FTX’s legal team made a powerful plea to a Delaware U.S. bankruptcy judge on Monday to reject a court-supervised investigation into the crypto exchange’s collapse. The attorneys argued that such a probe would be both a waste of resources and a potential security hazard.

During Monday’s hearing, FTX attorney James Bromley told U.S. Bankruptcy Judge John Dorsey, who is overseeing the firm’s Chapter 11 case, that the proposed independent investigation on FTX requested by the U.S. Department of Justice’s bankruptcy watchdog was “too vague.”

The U.S. Trustee had requested that Judge Dorsey appoint an independent examiner to investigate allegations of fraud, misconduct, and mismanagement. He stated that these issues were “too important” to be left out of the probe. However, FTX’s position was in opposition.

On the other hand, Juliet Sarkessian, an attorney for the U.S. Trustee, argued that an investigation of this nature was mandatory under federal law in large bankruptcy cases if requested by the DOJ or a creditor.

Judge Dorsey stated that he believed an examiner was not necessary. Still, he asked the U.S Trustee to attempt to reach an agreement on the potential scope of an examiner review.

John Ray’s Statement

FTX’s newly appointed CEO, John Ray, also addressed the court on Monday. He pointed out that the firm had already responded to 156 requests for information from federal prosecutors in Manhattan, providing 70,000 documents, as well as hundreds of requests from other regulators, prosecutors, members of Congress, and foreign governments.
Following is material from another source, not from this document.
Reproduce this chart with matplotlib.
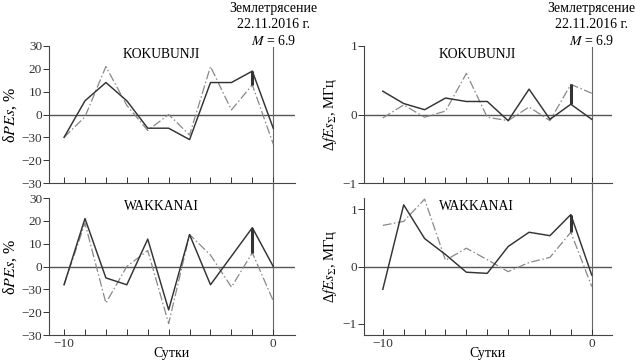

Ray, who previously led Enron Corp and Residential Capital through bankruptcy with court-appointed examiners, informed the court that those probes cost $90 million and $100 million, respectively, but were not beneficial. He described the reports generated by the Enron examiner as “shallow.”

Furthermore, Ray stated that the FTX database was too sensitive. He also said that he was hesitant to grant additional outside access due to cybersecurity risks faced at the start of FTX’s bankruptcy. 

In other news, Ray has recently been subject to criticism regarding his stated income in the first weeks as CEO. 

FTX filed for bankruptcy in November, leaving approximately 9 million customers and investors facing billions of dollars in losses. FTX’s founder Sam Bankman-Fried, who has been accused of using billions of dollars from FTX customers to pay off debts incurred by his Alameda Research hedge fund, has pleaded not guilty to fraud charges. However, several former top executives, including Alameda’s Caroline Ellison, have pleaded guilty to fraud.

FTX’s official creditors’ committee and the liquidators for its Bahamian company, FTX Digital Markets, both expressed support for FTX’s stance. They stated that the proposed investigation was redundant. Chris Shore, an attorney for the Bahamian liquidators, said that there is no need for investigation when some of the executives have already pleaded guilty.

On the contrary, state securities regulators in Texas, Vermont, and Wisconsin backed the Justice Department’s request. They believe that a neutral report would be of benefit to creditors and customers.